ESRB Survey: Parental Awareness, Use & Satisfaction
Conducted by Peter D. Hart Research Associates, ESRB commissions surveys to regularly assess parents' awareness and use of the ESRB rating system and the effectiveness with which it helps them to make informed game purchase decisions. The latest study, conducted in May and June of 2012, includes the following findings among parents with children that play video games:
- 85% of parents are aware of the ESRB rating system
- 70% regularly check a game's rating before making a purchase
- 67% are aware of content descriptors, three quarters (75%) of whom check them regularly
- 88% feel the ESRB rating system is either "very helpful" or "somewhat helpful" in choosing games for their children
- Four in ten (41%) never allow their children to play M-rated games; parents of children 13 and under are four times as likely as parents with children 14 and older to "never" allow M-rated games.
- 64% consider it equally important that a rating system provide information about Interactive Elements (like user interactions or the sharing of a user's location or personal information) as guidance about age-appropriateness and content.
Source: Peter D. Hart Research Associates, Awareness & Use [May/June 2012]
Henry J. Kaiser Family Foundation
According to a survey of parents conducted by the Henry J. Kaiser Family Foundation, parents said that among all entertainment rating systems (TV, movies, music and games), the ESRB ratings are the most useful, with 91% finding them "very useful" (58%) to "somewhat useful" (33%). - "Parents, Children & Media" [June 2007]
Federal Trade Commission
The U.S. Federal Trade Commission (FTC) conducts a regular review of ESRB's activities and effectiveness and reports its findings to Congress.
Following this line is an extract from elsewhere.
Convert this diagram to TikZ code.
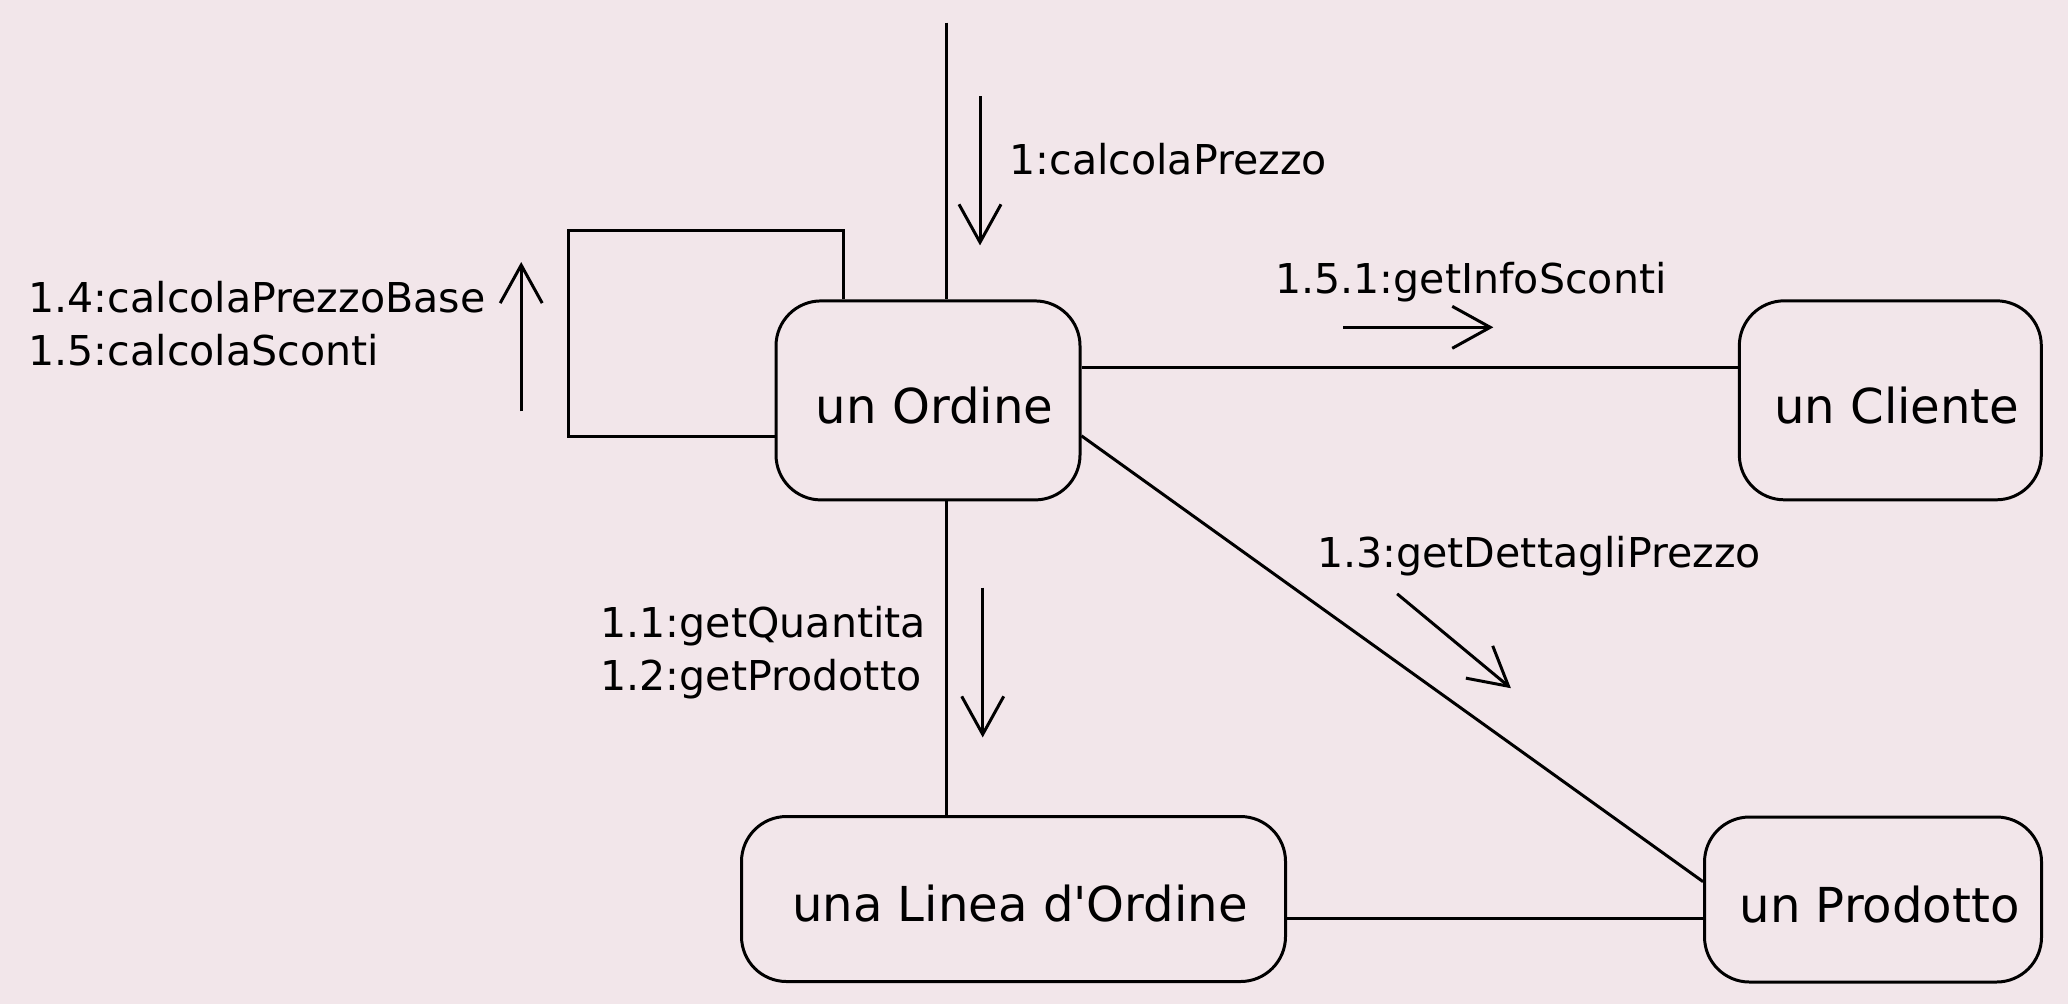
\documentclass[tikz,border=0pt]{standalone}
\usepackage{fontspec}
\setmainfont{DejaVu Sans}
\usetikzlibrary{arrows.meta}
\definecolor{bgpink}{RGB}{242,230,234}

\begin{document}
\begin{tikzpicture}[line width=0.85pt,
	>={Straight Barb[length=3.8mm,width=4.2mm]},
	obj/.style={draw, rectangle, rounded corners=4.5mm, inner sep=0pt,
		font=\fontsize{13.7}{16}\selectfont, text height=13pt, text depth=0pt,
		execute at begin node=\hspace*{1.3mm}},
	lbl/.style={inner sep=0pt, font=\fontsize{11.7}{15}\selectfont, align=left}]
	% background
	\fill[bgpink] (0,0) rectangle (20.68,-10.04);
	\useasboundingbox (0,0) rectangle (20.68,-10.04);
	% objects
	\node[obj, minimum width=3.04cm, minimum height=1.99cm] (ordine) at (9.28,-4.004) {un Ordine};
	\node[obj, minimum width=3.02cm, minimum height=1.99cm] (cliente) at (18.903,-4.003) {un Cliente};
	\node[obj, minimum width=5.44cm, minimum height=1.65cm] (linea) at (10.135,-8.99) {una Linea d\textquotesingle Ordine};
	\node[obj, minimum width=3.37cm, minimum height=1.65cm] (prodotto) at (18.73,-8.995) {un Prodotto};
	% links
	\coordinate (start) at (9.465,-0.226);
	\coordinate (loopTR) at (8.432,-2.305);
	\coordinate (loopTL) at (5.682,-2.305);
	\coordinate (loopBL) at (5.682,-4.365);
	\coordinate (linkC) at (0,-3.672);
	\coordinate (linkP) at (0,-9.18);
	\draw (start) -- (start |- ordine.north);
	\draw (loopTR |- ordine.north) -- (loopTR) -- (loopTL) -- (loopBL) -- (ordine.west |- loopBL);
	\draw (ordine.east |- linkC) -- (cliente.west |- linkC);
	\draw (ordine.-13.3) -- (prodotto.174.7);
	\draw (start |- ordine.south) -- (start |- linea.north);
	\draw (linea.east |- linkP) -- (prodotto.west |- linkP);
	% messages
	\coordinate (m1a) at (9.80,-0.962);   \coordinate (m1b) at (9.80,-2.454);
	\coordinate (m14a) at (5.212,-4.113); \coordinate (m14b) at (5.212,-2.62);
	\coordinate (m151a) at (13.433,-3.273); \coordinate (m151b) at (14.933,-3.273);
	\coordinate (m13a) at (13.971,-5.938); \coordinate (m13b) at (15.109,-6.882);
	\coordinate (m11a) at (9.827,-5.876); \coordinate (m11b) at (9.827,-7.374);
	\draw[->] (m1a) -- (m1b);
	\draw[->] (m14a) -- (m14b);
	\draw[->] (m151a) -- (m151b);
	\draw[->] (m13a) -- (m13b);
	\draw[->] (m11a) -- (m11b);
	% labels
	\node[lbl, anchor=base west] (lcalc) at (10.08,-1.74) {1:calcolaPrezzo};
	\node[lbl, anchor=west] (lbase) at (0.271,-3.24) {1.4:calcolaPrezzoBase\\1.5:calcolaSconti};
	\node[lbl, anchor=base west] (linfo) at (12.738,-2.937) {1.5.1:getInfoSconti};
	\node[lbl, anchor=base west] (ldett) at (13.157,-5.672) {1.3:getDettagliPrezzo};
	\node[lbl, anchor=west] (lqta) at (5.991,-6.523) {1.1:getQuantita\\1.2:getProdotto};
\end{tikzpicture}
\end{document}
The FTC has also conducted research about the ESRB rating system. Among their most recent findings*:
- 89% of parents are involved in the purchase or rental of a video game for their child
- 87% of parents are aware of ESRB ratings
- 73% use ratings "all," "nearly all" or "most of the time" when buying games
- 87% report being "very" to "somewhat" satisfied with ESRB ratings
- 93% say ESRB ratings are "moderately" to "very" easy to understand
Source: Federal Trade Commission Report to Congress, "Marketing Violent Entertainment to Children," [April 2007]
FTC on the ESRB
"The [ESRB rating system] is a useful and important tool that parents increasingly use to help them make informed decisions about games for their children." - Report to Congress [April 2007]
"Of the three entertainment sectors [movies, music, and video games], the electronic game industry continues to have the strongest self-regulatory code..." and "...compliance with the ESRB code was high in all media." - Report to Congress [December 2009]
"The video game industry outpaces the movie and music industries in the three key areas that the Commission has been studying for the past decade: (1) restricting target-marketing of mature-rated products to children; (2) clearly and prominently disclosing rating information; and (3) restricting children’s access to mature-rated products at retail." - Report to Congress [December 2009]
"The video game industry continues to do an excellent job of clearly and prominently disclosing rating information in television, print, and Internet advertising and on product packaging..." - Report to Congress [December 2009]
"The Commission commends the ESRB for its new online ratings [sic] summaries...this tool should enhance parental understanding of the ratings and the ratings process." - Report to Congress [December 2009]
FTC Mystery Shops
The FTC also periodically conducts nationwide undercover audits, or "mystery shops," of movie theaters and DVD, music, and video game retailers. Their most recent survey found that 87% of individuals under the age of 17 were turned away when trying to purchase or rent Mature-rated games.
* FTC's most recent Report to Congress issued in December 2009 did not repeat the parent survey conducted in April 2007.